▸ **Data extract**:
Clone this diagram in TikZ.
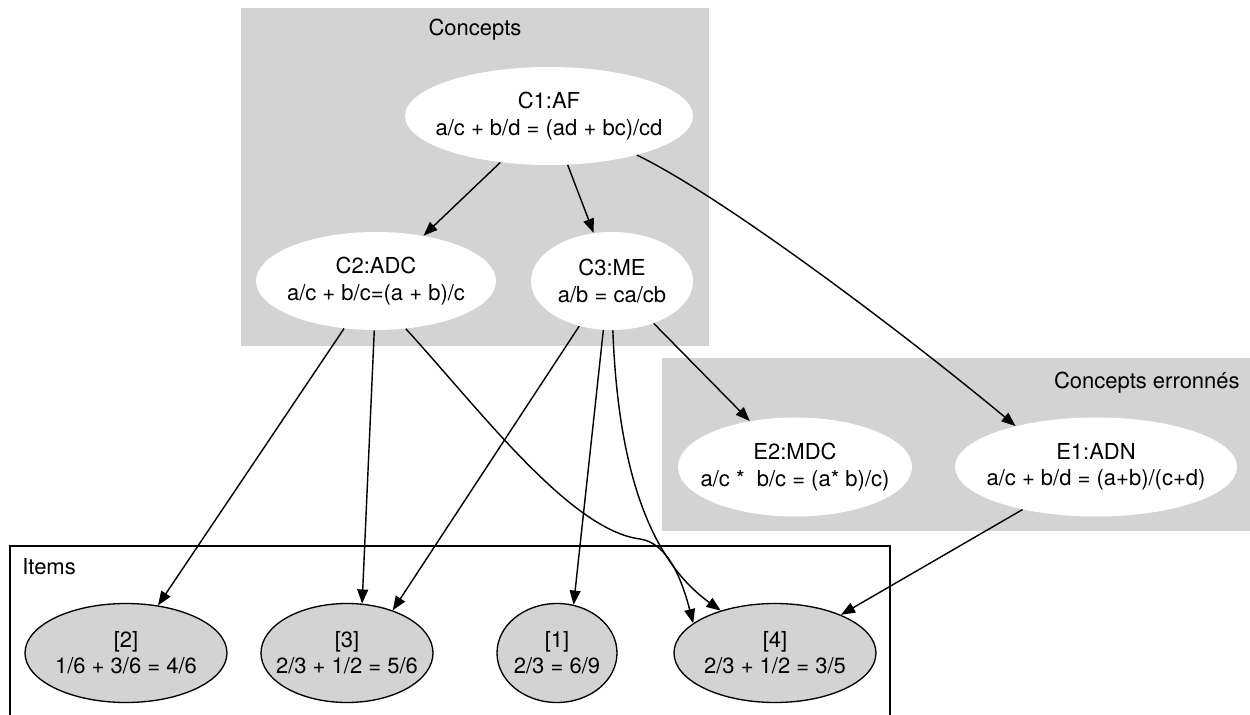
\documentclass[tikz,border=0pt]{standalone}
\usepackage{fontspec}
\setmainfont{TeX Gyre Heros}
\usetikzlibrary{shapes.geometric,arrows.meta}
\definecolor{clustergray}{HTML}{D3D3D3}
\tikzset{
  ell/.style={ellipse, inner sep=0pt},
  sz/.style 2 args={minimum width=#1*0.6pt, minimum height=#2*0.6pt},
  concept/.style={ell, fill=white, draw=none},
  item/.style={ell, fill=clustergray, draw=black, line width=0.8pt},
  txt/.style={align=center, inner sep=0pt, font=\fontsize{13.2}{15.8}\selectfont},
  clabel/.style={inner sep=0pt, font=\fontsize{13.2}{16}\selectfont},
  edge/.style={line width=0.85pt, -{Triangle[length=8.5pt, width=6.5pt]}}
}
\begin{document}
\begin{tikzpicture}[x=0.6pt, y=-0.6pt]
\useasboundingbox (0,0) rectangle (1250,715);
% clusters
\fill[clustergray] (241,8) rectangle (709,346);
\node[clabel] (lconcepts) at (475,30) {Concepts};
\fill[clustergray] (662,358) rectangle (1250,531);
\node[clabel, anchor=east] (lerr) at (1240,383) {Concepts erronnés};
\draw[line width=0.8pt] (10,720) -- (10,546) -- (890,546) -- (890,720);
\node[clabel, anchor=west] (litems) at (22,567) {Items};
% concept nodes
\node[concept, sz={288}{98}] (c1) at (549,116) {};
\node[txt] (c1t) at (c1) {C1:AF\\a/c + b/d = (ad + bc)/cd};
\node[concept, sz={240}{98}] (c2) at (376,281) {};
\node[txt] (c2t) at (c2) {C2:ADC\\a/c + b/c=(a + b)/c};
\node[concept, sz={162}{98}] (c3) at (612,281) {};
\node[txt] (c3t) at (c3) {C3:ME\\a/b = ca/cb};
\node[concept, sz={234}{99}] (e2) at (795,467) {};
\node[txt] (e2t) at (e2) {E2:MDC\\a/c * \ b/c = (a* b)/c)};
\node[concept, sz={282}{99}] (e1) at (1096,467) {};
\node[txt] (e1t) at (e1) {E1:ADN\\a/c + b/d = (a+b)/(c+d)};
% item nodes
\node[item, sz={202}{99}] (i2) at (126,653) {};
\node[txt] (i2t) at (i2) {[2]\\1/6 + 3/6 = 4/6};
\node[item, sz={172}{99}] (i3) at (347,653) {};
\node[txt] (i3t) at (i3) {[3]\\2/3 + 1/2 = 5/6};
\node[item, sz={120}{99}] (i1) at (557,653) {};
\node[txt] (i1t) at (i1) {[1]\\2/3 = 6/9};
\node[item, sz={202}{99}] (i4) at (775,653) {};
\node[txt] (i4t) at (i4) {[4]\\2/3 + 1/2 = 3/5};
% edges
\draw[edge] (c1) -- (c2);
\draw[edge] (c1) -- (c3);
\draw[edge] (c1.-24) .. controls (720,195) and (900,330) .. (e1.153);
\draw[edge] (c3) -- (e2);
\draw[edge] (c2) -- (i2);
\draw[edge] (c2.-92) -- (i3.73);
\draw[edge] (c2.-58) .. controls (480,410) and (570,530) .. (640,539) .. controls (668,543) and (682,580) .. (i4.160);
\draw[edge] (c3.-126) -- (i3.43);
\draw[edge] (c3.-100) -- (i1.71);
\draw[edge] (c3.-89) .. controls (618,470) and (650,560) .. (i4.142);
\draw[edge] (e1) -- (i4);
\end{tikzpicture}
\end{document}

▸ **Task goal**:
Copy out all the data exactly; skip the pictures.

▸ **Reply to the exercise**:
Clone this diagram in TikZ.
\documentclass[tikz,border=0pt]{standalone}
\usepackage{fontspec}
\setmainfont{TeX Gyre Heros}
\usetikzlibrary{shapes.geometric,arrows.meta}
\definecolor{clustergray}{HTML}{D3D3D3}
\tikzset{
  ell/.style={ellipse, inner sep=0pt},
  sz/.style 2 args={minimum width=#1*0.6pt, minimum height=#2*0.6pt},
  concept/.style={ell, fill=white, draw=none},
  item/.style={ell, fill=clustergray, draw=black, line width=0.8pt},
  txt/.style={align=center, inner sep=0pt, font=\fontsize{13.2}{15.8}\selectfont},
  clabel/.style={inner sep=0pt, font=\fontsize{13.2}{16}\selectfont},
  edge/.style={line width=0.85pt, -{Triangle[length=8.5pt, width=6.5pt]}}
}
\begin{document}
\begin{tikzpicture}[x=0.6pt, y=-0.6pt]
\useasboundingbox (0,0) rectangle (1250,715);
% clusters
\fill[clustergray] (241,8) rectangle (709,346);
\node[clabel] (lconcepts) at (475,30) {Concepts};
\fill[clustergray] (662,358) rectangle (1250,531);
\node[clabel, anchor=east] (lerr) at (1240,383) {Concepts erronnés};
\draw[line width=0.8pt] (10,720) -- (10,546) -- (890,546) -- (890,720);
\node[clabel, anchor=west] (litems) at (22,567) {Items};
% concept nodes
\node[concept, sz={288}{98}] (c1) at (549,116) {};
\node[txt] (c1t) at (c1) {C1:AF\\a/c + b/d = (ad + bc)/cd};
\node[concept, sz={240}{98}] (c2) at (376,281) {};
\node[txt] (c2t) at (c2) {C2:ADC\\a/c + b/c=(a + b)/c};
\node[concept, sz={162}{98}] (c3) at (612,281) {};
\node[txt] (c3t) at (c3) {C3:ME\\a/b = ca/cb};
\node[concept, sz={234}{99}] (e2) at (795,467) {};
\node[txt] (e2t) at (e2) {E2:MDC\\a/c * \ b/c = (a* b)/c)};
\node[concept, sz={282}{99}] (e1) at (1096,467) {};
\node[txt] (e1t) at (e1) {E1:ADN\\a/c + b/d = (a+b)/(c+d)};
% item nodes
\node[item, sz={202}{99}] (i2) at (126,653) {};
\node[txt] (i2t) at (i2) {[2]\\1/6 + 3/6 = 4/6};
\node[item, sz={172}{99}] (i3) at (347,653) {};
\node[txt] (i3t) at (i3) {[3]\\2/3 + 1/2 = 5/6};
\node[item, sz={120}{99}] (i1) at (557,653) {};
\node[txt] (i1t) at (i1) {[1]\\2/3 = 6/9};
\node[item, sz={202}{99}] (i4) at (775,653) {};
\node[txt] (i4t) at (i4) {[4]\\2/3 + 1/2 = 3/5};
% edges
\draw[edge] (c1) -- (c2);
\draw[edge] (c1) -- (c3);
\draw[edge] (c1.-24) .. controls (720,195) and (900,330) .. (e1.153);
\draw[edge] (c3) -- (e2);
\draw[edge] (c2) -- (i2);
\draw[edge] (c2.-92) -- (i3.73);
\draw[edge] (c2.-58) .. controls (480,410) and (570,530) .. (640,539) .. controls (668,543) and (682,580) .. (i4.160);
\draw[edge] (c3.-126) -- (i3.43);
\draw[edge] (c3.-100) -- (i1.71);
\draw[edge] (c3.-89) .. controls (618,470) and (650,560) .. (i4.142);
\draw[edge] (e1) -- (i4);
\end{tikzpicture}
\end{document}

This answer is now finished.